__REQUIRED TASK__. Word for word, print each line of the listing below; pictures stay out.

***

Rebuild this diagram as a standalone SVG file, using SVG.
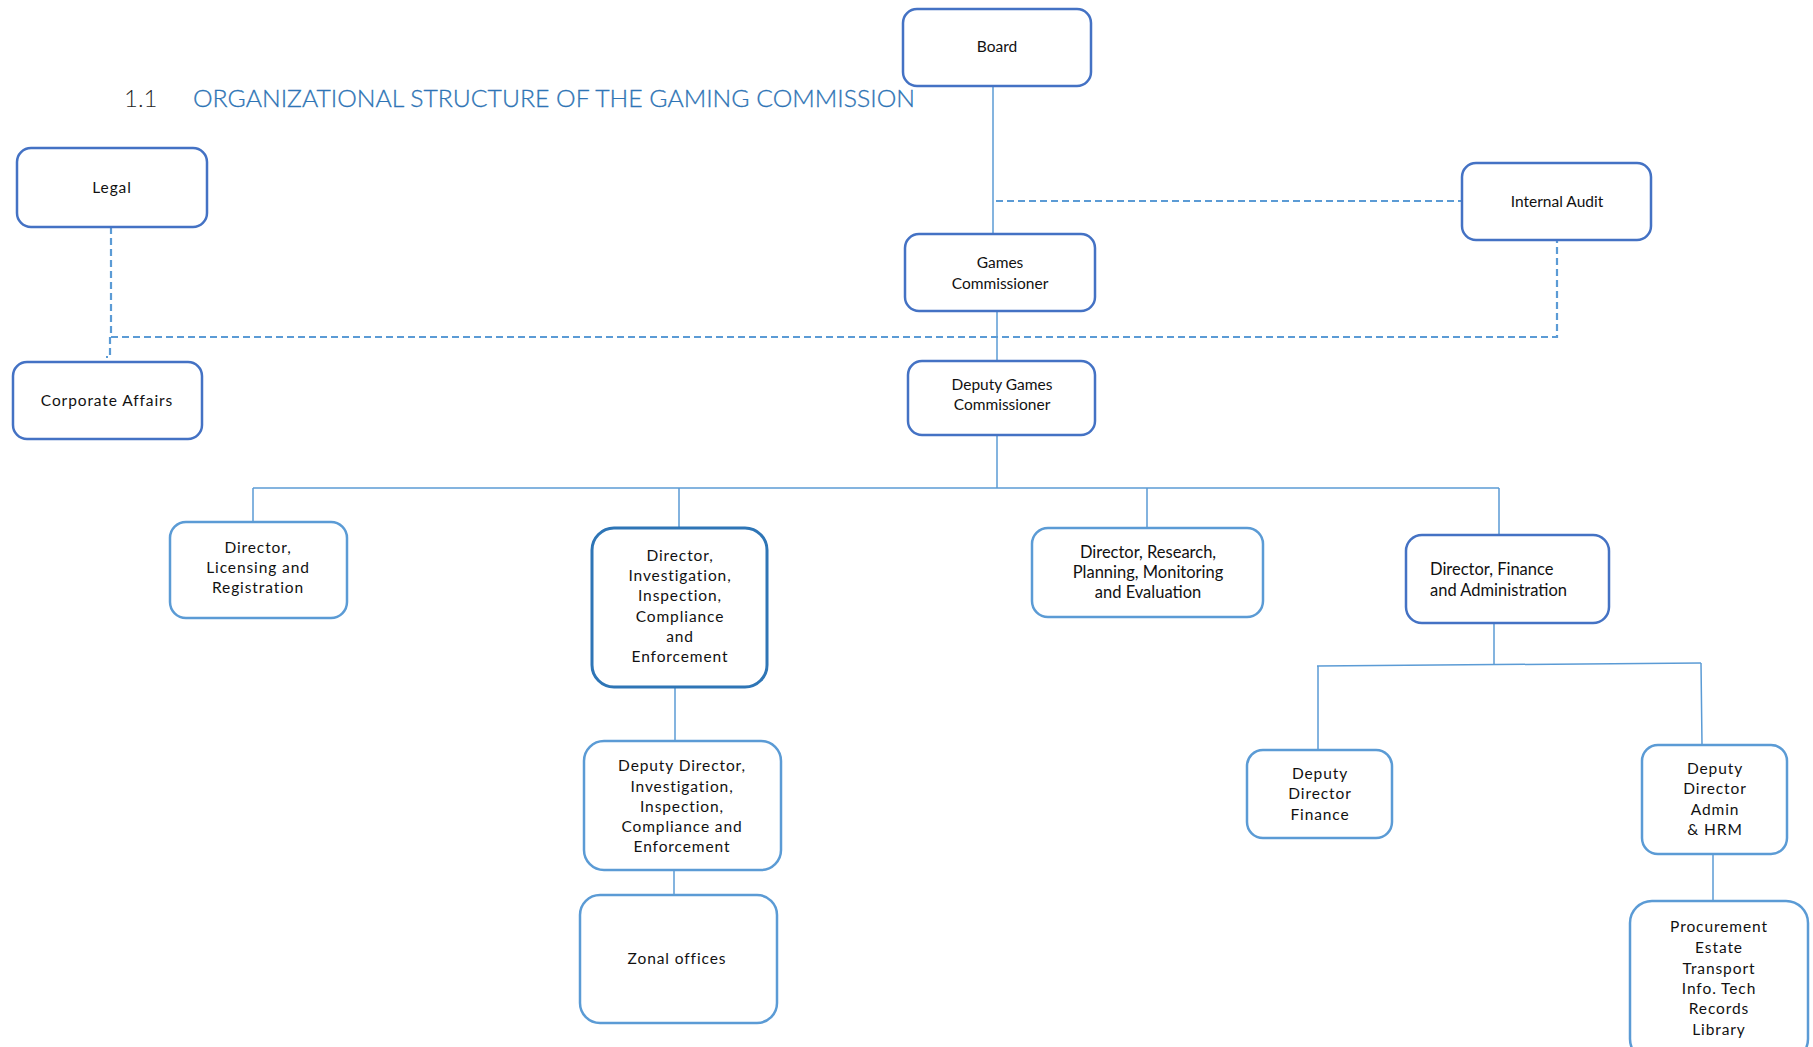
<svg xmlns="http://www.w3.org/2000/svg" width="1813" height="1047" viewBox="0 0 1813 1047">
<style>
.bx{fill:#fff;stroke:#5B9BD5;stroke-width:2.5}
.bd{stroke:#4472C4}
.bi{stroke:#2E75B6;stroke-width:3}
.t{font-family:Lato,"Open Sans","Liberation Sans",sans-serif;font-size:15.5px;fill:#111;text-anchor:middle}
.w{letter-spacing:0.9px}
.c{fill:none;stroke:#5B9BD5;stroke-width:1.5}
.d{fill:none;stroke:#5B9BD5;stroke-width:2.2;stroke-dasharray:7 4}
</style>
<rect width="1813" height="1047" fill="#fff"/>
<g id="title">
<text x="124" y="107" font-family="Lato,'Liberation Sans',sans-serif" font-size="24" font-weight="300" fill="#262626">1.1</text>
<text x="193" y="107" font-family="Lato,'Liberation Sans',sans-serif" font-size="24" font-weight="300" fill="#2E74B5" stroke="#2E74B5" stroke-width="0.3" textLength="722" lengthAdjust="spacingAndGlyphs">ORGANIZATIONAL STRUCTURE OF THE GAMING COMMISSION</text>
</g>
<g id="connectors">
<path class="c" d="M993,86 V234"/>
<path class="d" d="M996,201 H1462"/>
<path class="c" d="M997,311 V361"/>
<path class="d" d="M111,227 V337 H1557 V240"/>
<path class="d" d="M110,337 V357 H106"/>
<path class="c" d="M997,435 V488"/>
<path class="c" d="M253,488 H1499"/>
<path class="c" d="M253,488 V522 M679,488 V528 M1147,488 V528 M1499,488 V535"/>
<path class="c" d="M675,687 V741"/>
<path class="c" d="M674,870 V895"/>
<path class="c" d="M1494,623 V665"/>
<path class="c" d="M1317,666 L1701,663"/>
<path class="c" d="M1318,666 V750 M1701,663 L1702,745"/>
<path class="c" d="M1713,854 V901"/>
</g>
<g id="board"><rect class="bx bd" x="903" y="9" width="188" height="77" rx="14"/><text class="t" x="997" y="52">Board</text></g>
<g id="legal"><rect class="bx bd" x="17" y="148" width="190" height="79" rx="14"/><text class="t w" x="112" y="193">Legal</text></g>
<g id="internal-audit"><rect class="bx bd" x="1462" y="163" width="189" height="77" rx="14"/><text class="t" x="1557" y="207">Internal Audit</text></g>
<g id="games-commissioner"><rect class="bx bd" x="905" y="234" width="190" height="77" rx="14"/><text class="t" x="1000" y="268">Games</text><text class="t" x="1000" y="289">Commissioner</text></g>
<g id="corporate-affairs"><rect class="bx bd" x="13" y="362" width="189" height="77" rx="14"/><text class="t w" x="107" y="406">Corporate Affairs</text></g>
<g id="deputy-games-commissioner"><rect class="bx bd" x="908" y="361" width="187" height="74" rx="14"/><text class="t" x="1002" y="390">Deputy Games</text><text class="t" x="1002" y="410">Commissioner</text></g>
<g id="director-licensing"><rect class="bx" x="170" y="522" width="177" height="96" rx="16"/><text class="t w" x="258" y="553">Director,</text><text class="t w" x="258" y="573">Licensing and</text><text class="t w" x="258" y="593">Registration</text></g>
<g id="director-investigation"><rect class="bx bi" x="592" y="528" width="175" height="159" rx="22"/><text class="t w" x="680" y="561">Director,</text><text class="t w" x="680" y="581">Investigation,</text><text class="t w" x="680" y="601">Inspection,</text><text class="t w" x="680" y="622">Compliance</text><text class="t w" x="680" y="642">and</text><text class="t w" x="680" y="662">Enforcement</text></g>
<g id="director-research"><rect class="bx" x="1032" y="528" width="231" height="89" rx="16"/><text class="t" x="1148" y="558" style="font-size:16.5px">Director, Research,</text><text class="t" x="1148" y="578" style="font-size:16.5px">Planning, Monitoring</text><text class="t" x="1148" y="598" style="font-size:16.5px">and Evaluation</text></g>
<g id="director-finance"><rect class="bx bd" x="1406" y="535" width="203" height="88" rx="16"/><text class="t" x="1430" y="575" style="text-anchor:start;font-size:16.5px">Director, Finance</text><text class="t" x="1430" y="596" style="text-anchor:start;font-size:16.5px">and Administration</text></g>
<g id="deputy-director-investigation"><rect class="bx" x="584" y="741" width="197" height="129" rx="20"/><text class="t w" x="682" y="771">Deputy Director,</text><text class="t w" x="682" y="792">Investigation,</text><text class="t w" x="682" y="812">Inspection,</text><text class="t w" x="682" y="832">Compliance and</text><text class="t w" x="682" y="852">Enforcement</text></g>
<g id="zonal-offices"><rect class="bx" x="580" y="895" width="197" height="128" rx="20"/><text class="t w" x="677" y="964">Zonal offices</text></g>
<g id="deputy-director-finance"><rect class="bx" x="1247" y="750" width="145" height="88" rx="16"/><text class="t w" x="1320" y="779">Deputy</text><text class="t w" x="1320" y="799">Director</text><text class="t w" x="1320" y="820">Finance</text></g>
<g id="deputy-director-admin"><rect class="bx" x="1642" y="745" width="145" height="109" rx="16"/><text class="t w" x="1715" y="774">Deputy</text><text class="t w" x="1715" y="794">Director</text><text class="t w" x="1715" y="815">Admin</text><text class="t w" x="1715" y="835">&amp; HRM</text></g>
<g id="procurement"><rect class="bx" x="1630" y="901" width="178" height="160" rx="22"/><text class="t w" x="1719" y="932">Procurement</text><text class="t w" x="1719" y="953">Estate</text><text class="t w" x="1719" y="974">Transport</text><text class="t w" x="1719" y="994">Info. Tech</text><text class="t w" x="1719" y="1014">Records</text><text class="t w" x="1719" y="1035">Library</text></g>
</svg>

***

__THE OUTPUT__.
Rebuild this diagram as a standalone SVG file, using SVG.
<svg xmlns="http://www.w3.org/2000/svg" width="1813" height="1047" viewBox="0 0 1813 1047">
<style>
.bx{fill:#fff;stroke:#5B9BD5;stroke-width:2.5}
.bd{stroke:#4472C4}
.bi{stroke:#2E75B6;stroke-width:3}
.t{font-family:Lato,"Open Sans","Liberation Sans",sans-serif;font-size:15.5px;fill:#111;text-anchor:middle}
.w{letter-spacing:0.9px}
.c{fill:none;stroke:#5B9BD5;stroke-width:1.5}
.d{fill:none;stroke:#5B9BD5;stroke-width:2.2;stroke-dasharray:7 4}
</style>
<rect width="1813" height="1047" fill="#fff"/>
<g id="title">
<text x="124" y="107" font-family="Lato,'Liberation Sans',sans-serif" font-size="24" font-weight="300" fill="#262626">1.1</text>
<text x="193" y="107" font-family="Lato,'Liberation Sans',sans-serif" font-size="24" font-weight="300" fill="#2E74B5" stroke="#2E74B5" stroke-width="0.3" textLength="722" lengthAdjust="spacingAndGlyphs">ORGANIZATIONAL STRUCTURE OF THE GAMING COMMISSION</text>
</g>
<g id="connectors">
<path class="c" d="M993,86 V234"/>
<path class="d" d="M996,201 H1462"/>
<path class="c" d="M997,311 V361"/>
<path class="d" d="M111,227 V337 H1557 V240"/>
<path class="d" d="M110,337 V357 H106"/>
<path class="c" d="M997,435 V488"/>
<path class="c" d="M253,488 H1499"/>
<path class="c" d="M253,488 V522 M679,488 V528 M1147,488 V528 M1499,488 V535"/>
<path class="c" d="M675,687 V741"/>
<path class="c" d="M674,870 V895"/>
<path class="c" d="M1494,623 V665"/>
<path class="c" d="M1317,666 L1701,663"/>
<path class="c" d="M1318,666 V750 M1701,663 L1702,745"/>
<path class="c" d="M1713,854 V901"/>
</g>
<g id="board"><rect class="bx bd" x="903" y="9" width="188" height="77" rx="14"/><text class="t" x="997" y="52">Board</text></g>
<g id="legal"><rect class="bx bd" x="17" y="148" width="190" height="79" rx="14"/><text class="t w" x="112" y="193">Legal</text></g>
<g id="internal-audit"><rect class="bx bd" x="1462" y="163" width="189" height="77" rx="14"/><text class="t" x="1557" y="207">Internal Audit</text></g>
<g id="games-commissioner"><rect class="bx bd" x="905" y="234" width="190" height="77" rx="14"/><text class="t" x="1000" y="268">Games</text><text class="t" x="1000" y="289">Commissioner</text></g>
<g id="corporate-affairs"><rect class="bx bd" x="13" y="362" width="189" height="77" rx="14"/><text class="t w" x="107" y="406">Corporate Affairs</text></g>
<g id="deputy-games-commissioner"><rect class="bx bd" x="908" y="361" width="187" height="74" rx="14"/><text class="t" x="1002" y="390">Deputy Games</text><text class="t" x="1002" y="410">Commissioner</text></g>
<g id="director-licensing"><rect class="bx" x="170" y="522" width="177" height="96" rx="16"/><text class="t w" x="258" y="553">Director,</text><text class="t w" x="258" y="573">Licensing and</text><text class="t w" x="258" y="593">Registration</text></g>
<g id="director-investigation"><rect class="bx bi" x="592" y="528" width="175" height="159" rx="22"/><text class="t w" x="680" y="561">Director,</text><text class="t w" x="680" y="581">Investigation,</text><text class="t w" x="680" y="601">Inspection,</text><text class="t w" x="680" y="622">Compliance</text><text class="t w" x="680" y="642">and</text><text class="t w" x="680" y="662">Enforcement</text></g>
<g id="director-research"><rect class="bx" x="1032" y="528" width="231" height="89" rx="16"/><text class="t" x="1148" y="558" style="font-size:16.5px">Director, Research,</text><text class="t" x="1148" y="578" style="font-size:16.5px">Planning, Monitoring</text><text class="t" x="1148" y="598" style="font-size:16.5px">and Evaluation</text></g>
<g id="director-finance"><rect class="bx bd" x="1406" y="535" width="203" height="88" rx="16"/><text class="t" x="1430" y="575" style="text-anchor:start;font-size:16.5px">Director, Finance</text><text class="t" x="1430" y="596" style="text-anchor:start;font-size:16.5px">and Administration</text></g>
<g id="deputy-director-investigation"><rect class="bx" x="584" y="741" width="197" height="129" rx="20"/><text class="t w" x="682" y="771">Deputy Director,</text><text class="t w" x="682" y="792">Investigation,</text><text class="t w" x="682" y="812">Inspection,</text><text class="t w" x="682" y="832">Compliance and</text><text class="t w" x="682" y="852">Enforcement</text></g>
<g id="zonal-offices"><rect class="bx" x="580" y="895" width="197" height="128" rx="20"/><text class="t w" x="677" y="964">Zonal offices</text></g>
<g id="deputy-director-finance"><rect class="bx" x="1247" y="750" width="145" height="88" rx="16"/><text class="t w" x="1320" y="779">Deputy</text><text class="t w" x="1320" y="799">Director</text><text class="t w" x="1320" y="820">Finance</text></g>
<g id="deputy-director-admin"><rect class="bx" x="1642" y="745" width="145" height="109" rx="16"/><text class="t w" x="1715" y="774">Deputy</text><text class="t w" x="1715" y="794">Director</text><text class="t w" x="1715" y="815">Admin</text><text class="t w" x="1715" y="835">&amp; HRM</text></g>
<g id="procurement"><rect class="bx" x="1630" y="901" width="178" height="160" rx="22"/><text class="t w" x="1719" y="932">Procurement</text><text class="t w" x="1719" y="953">Estate</text><text class="t w" x="1719" y="974">Transport</text><text class="t w" x="1719" y="994">Info. Tech</text><text class="t w" x="1719" y="1014">Records</text><text class="t w" x="1719" y="1035">Library</text></g>
</svg>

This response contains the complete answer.